6 top challenges a small business owner faces when it comes to marketing and how to solve them

Small Businesses work with limited budgets, limited personnel and limited resources, something you as a small business owner realize day in and day out. This is the most critical and single biggest factor influencing your marketing decisions.

So how does one optimize on these 3 factors to come out on top, either to become a medium sized business or a very profitable small business? We have highlighted 6 challenges that you need to face up to and come out on top if you want to break free from the small business tag.


1. Detecting your ideal market segment

Remember you have limited money to spend on your marketing budget right? Well it’s important you spend it attracting the right type of people. The logical way to do that is to filter through all the various types of clients you can have to the one which gives you the highest ROI.

Detecting your ideal market segment

You can divide your market by demographic information, product usage and value, geography, socio-economic characteristics, how clients perceive you, how ready you are for each client type.

Based on your industry and product usually one or two of these segmenting types works best. You can then use a segmenting tree to break-up your client types and branch them out.


First by process of elimination remove the market types which cannot be considered the core segment(s). E.g. you cannot service a client outside your home state since your product a water filtration device needs home visit to install and do a once a year maintenance, that leaves out any potential outside said state as someone viable. Some common elimination reasons are: geographic reach, laws and regulations, pricing of product is too high etc.

Then for the remaining segments try to measure your ROI assuming you were able to reach and convince 50% of this market segment. Are the profits and revenue for any segment standing out? If yes, then put them at top of the pile. Eliminate the bottom 30% of your results. E.g. your water filtration device can be sold to companies, family homes, single or couples owning apartments and government offices. But in your state, family homes are large and also their price point is high enough such that your revenue from them will supersede all other segments. So it would go straight to the top of the pile.

Lastly, you need to ask yourself is which of these last remaining segments are ideal for your business and where it is today? Are you needing short term gain or looking for long term clients? Are your sales team members better oriented to sell to companies or the family homes? Can you reach the family suburbs easily or is it easier to service companies which are in specific parts of each big city you cater to? All these questions will help you select the top segment.
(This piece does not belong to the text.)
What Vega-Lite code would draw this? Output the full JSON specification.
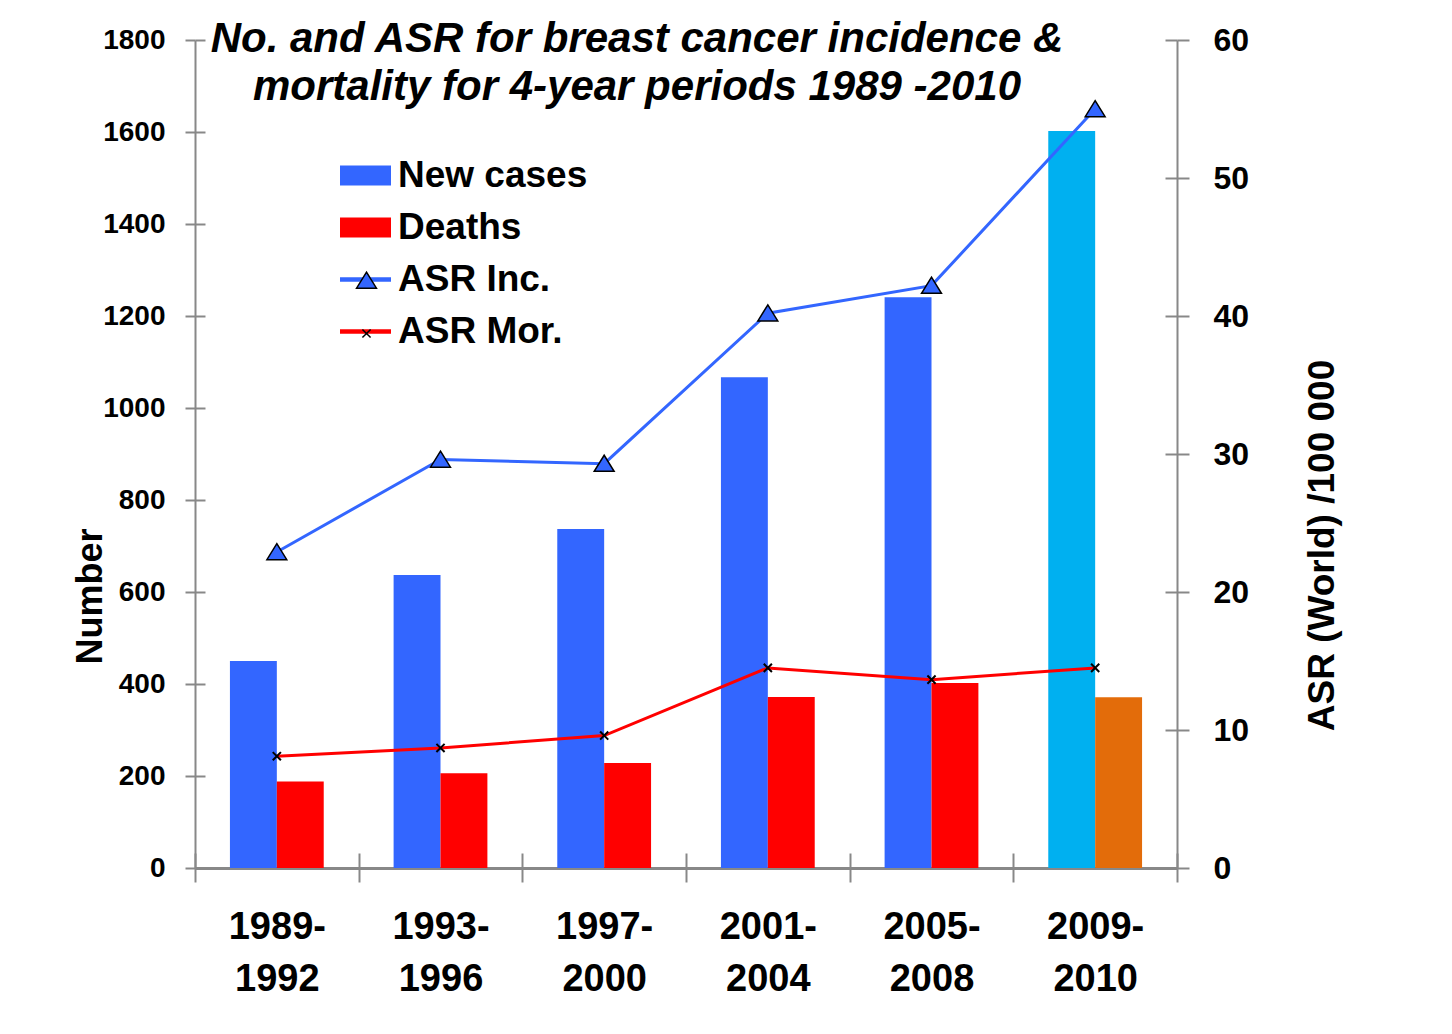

Always select 2-3 segments and one of which is your core segment. Majority of your marketing messages and decision on which channel to use will be dependent on this core segment. You just saved a lot of your marketing decision headache and budget wastage by deciding on your one key segment.


2. Deciding on Marketing Channel mix

Now that your market segment is nailed it’s time to decide on the channels we can use to reach them. A lot of companies find this exercise confusing and most of all are afraid to take a decision!

The 4 parameters we need to consider when selecting marketing channels are:

  1. Cost per client acquisition and Budget
  2. Percentage reach to the market
  3. Time to reach and interactions taken to convert
  4. Scalability and Repeatability vis-a-vis the cost.

Deciding on Marketing Channel mix Using these 4 parameters for your top two or three market segments you can do a rough estimation for various marketing channels feasible for your business.

Some channels rule themselves out based on cost and reach. E.g. A T.V. Commercial maybe out of budget or door to door flyer delivery person maybe too slow for a multi-city business.

Select the channels which best suit your needs.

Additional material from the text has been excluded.